Judgment, Supreme Court, New York County (Ira Gammerman J.), entered April 17, 2003, which, upon a jury verdict, awarded plaintiffs $603,333.33 in liquidated damages for defendant’s failure to file a registration statement with the Securities and Exchange Commission and have it declared effective within the deadlines set by the parties’ contract, unanimously affirmed, with costs.

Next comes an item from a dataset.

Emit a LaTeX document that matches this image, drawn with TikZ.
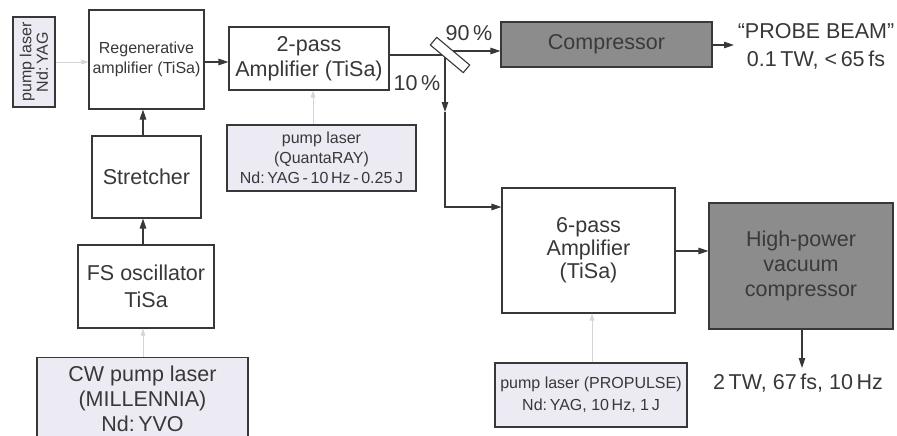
\documentclass[tikz,border=0pt]{standalone}
\usepackage{fontspec}
\setmainfont{Liberation Sans}
\usetikzlibrary{arrows.meta}
\definecolor{ink}{HTML}{383838}
\definecolor{pumpfill}{HTML}{ECEBF4}
\definecolor{darkfill}{HTML}{8C8C8C}
\definecolor{darktext}{HTML}{3A3A3A}
\definecolor{faint}{HTML}{D4D4DA}
\begin{document}
\begin{tikzpicture}[x=1pt,y=-1pt,
  box/.style={draw=ink, line width=1.1pt, rectangle, align=center, text=ink, inner sep=0pt},
  bigtxt/.style={font=\fontsize{21.5}{25}\selectfont},
  smalltxt/.style={font=\fontsize{16}{20}\selectfont},
  pumpbox/.style={box, fill=pumpfill},
  darkbox/.style={box, fill=darkfill, text=darktext},
  arr/.style={draw=ink, line width=1.1pt, -{Triangle[length=10pt,width=6.5pt]}},
  pumparr/.style={draw=faint, line width=0.9pt, -{Triangle[length=7pt,width=4.5pt]}},
  beam/.style={draw=ink, line width=1.1pt},
  lbl/.style={text=ink, align=center, inner sep=0pt}]
\useasboundingbox (0,0) rectangle (897,436);
\clip (0,0) rectangle (897,436);
\fill[white] (0,0) rectangle (897,436);

% nodes
\node[pumpbox, rotate=90, minimum width=90pt, minimum height=42pt, font=\fontsize{16}{16.5}\selectfont] (yag) at (34,62) {pump laser\\Nd:\,YAG};
\node[box, smalltxt, minimum width=115pt, minimum height=99pt] (regen) at (146.5,59.5) {Regenerative\\amplifier (TiSa)};
\node[box, bigtxt, minimum width=160pt, minimum height=63pt] (two) at (309,58.5) {2-pass\\Amplifier (TiSa)};
\node[pumpbox, smalltxt, minimum width=189pt, minimum height=66pt] (quanta) at (321.5,158) {pump laser\\(QuantaRAY)\\Nd:\,YAG\,-\,10\,Hz\,-\,0.25\,J};
\node[box, bigtxt, minimum width=109pt, minimum height=82pt] (str) at (146.5,177) {Stretcher};
\node[box, font=\fontsize{21.5}{27}\selectfont, minimum width=136pt, minimum height=83pt] (fs) at (146,286.5) {FS oscillator\\TiSa};
\node[pumpbox, bigtxt, minimum width=211pt, minimum height=82pt, anchor=north] (cw) at (142.5,357) {CW pump laser\\(MILLENNIA)\\Nd:\,YVO};
\node[darkbox, bigtxt, minimum width=211pt, minimum height=45pt] (comp) at (606.5,44.5) {Compressor};
\node[box, font=\fontsize{21.5}{23}\selectfont, minimum width=173pt, minimum height=125pt] (six) at (588.5,250.5) {6-pass\\Amplifier\\(TiSa)};
\node[darkbox, bigtxt, minimum width=184pt, minimum height=126pt] (hp) at (801,266) {High-power\\vacuum\\compressor};
\node[pumpbox, font=\fontsize{16}{22}\selectfont, minimum width=192pt, minimum height=64pt] (prop) at (591,395) {pump laser (PROPULSE)\\Nd:\,YAG, 10\,Hz, 1\,J};
\node[lbl, font=\fontsize{21.5}{28}\selectfont] (probe) at (816,46) {“PROBE BEAM”\\0.1\,TW, <\,65\,fs};
\node[lbl, bigtxt] (out) at (798,383) {2\,TW, 67\,fs, 10\,Hz};
\node[lbl, bigtxt] (ten) at (417,83) {10\,\%};
\node[lbl, bigtxt] (ninety) at (469,33) {90\,\%};

% coordinates
\coordinate (hit) at (445,55);
\coordinate (split) at (445,112);
\coordinate (turn) at (445,207);
\coordinate (refl) at (453,51);
\coordinate (probeend) at (734,45);
\coordinate (outend) at (802,368);

% connectors
\draw[pumparr] (yag.south) -- (regen.west |- yag.south);
\draw[arr] (regen.east |- 0,62) -- (two.west |- 0,62);
\draw[pumparr] (quanta.north -| 313,0) -- (two.south -| 313,0);
\draw[arr] (str.north -| 143,0) -- (regen.south -| 143,0);
\draw[arr] (fs.north -| 143,0) -- (str.south -| 143,0);
\draw[pumparr] (cw.north -| 143,0) -- (fs.south -| 143,0);
\draw[beam] (two.east |- hit) -- (hit);
\draw[arr] (hit) -- (split);
\draw[arr] (split) -- (turn) -- (six.west |- turn);
\draw[arr] (refl) -- (comp.west |- refl);
\draw[arr] (comp.east |- probeend) -- (probeend);
\draw[arr] (six.east |- 0,251) -- (hp.west |- 0,251);
\draw[arr] (hp.south -| outend) -- (outend);
\draw[pumparr] (prop.north -| 592,0) -- (six.south -| 592,0);

% beam splitter mirror
\node[draw=ink, line width=1.1pt, fill=white, rectangle, minimum width=43pt, minimum height=10pt, inner sep=0pt, rotate=-40] (mirror) at (450,55) {};
\end{tikzpicture}
\end{document}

Mosler Safe Co. v Maiden Lane Safe Deposit Co. (199 NY 479 [1910]) established the general rule that where delays are caused by the mutual fault of the parties to a contract, a liquidated damages clause is abrogated and a claimant must resort to recovery for actual damages. It would be inequitable and illogical to allow a claimant to reap the benefit of the liquidated damages clause for its own wrongdoing (cf. X.L.O. Concrete Corp. v John T. Brady & Co., 66 NY2d 970 [1985], affg 104 AD2d 181 [1984]). Applying this rationale to the circumstances herein, the trial court correctly instructed the jury that the liquidated damages clause would be abrogated only if plaintiffs’ conduct with respect to certain specific acts allegedly contributing to the delays was wrongful or arbitrary and capricious. In any event, the record does not support a finding that plaintiffs’ actions materially contributed to the delays (see P.T. & L. Constr. Co. v State of New York, 179 AD2d 850 [1992]).
We have considered defendant’s other arguments and find them unpersuasive. Concur—Buckley, P.J., Mazzarelli, Saxe, Sullivan and Rosenberger, JJ.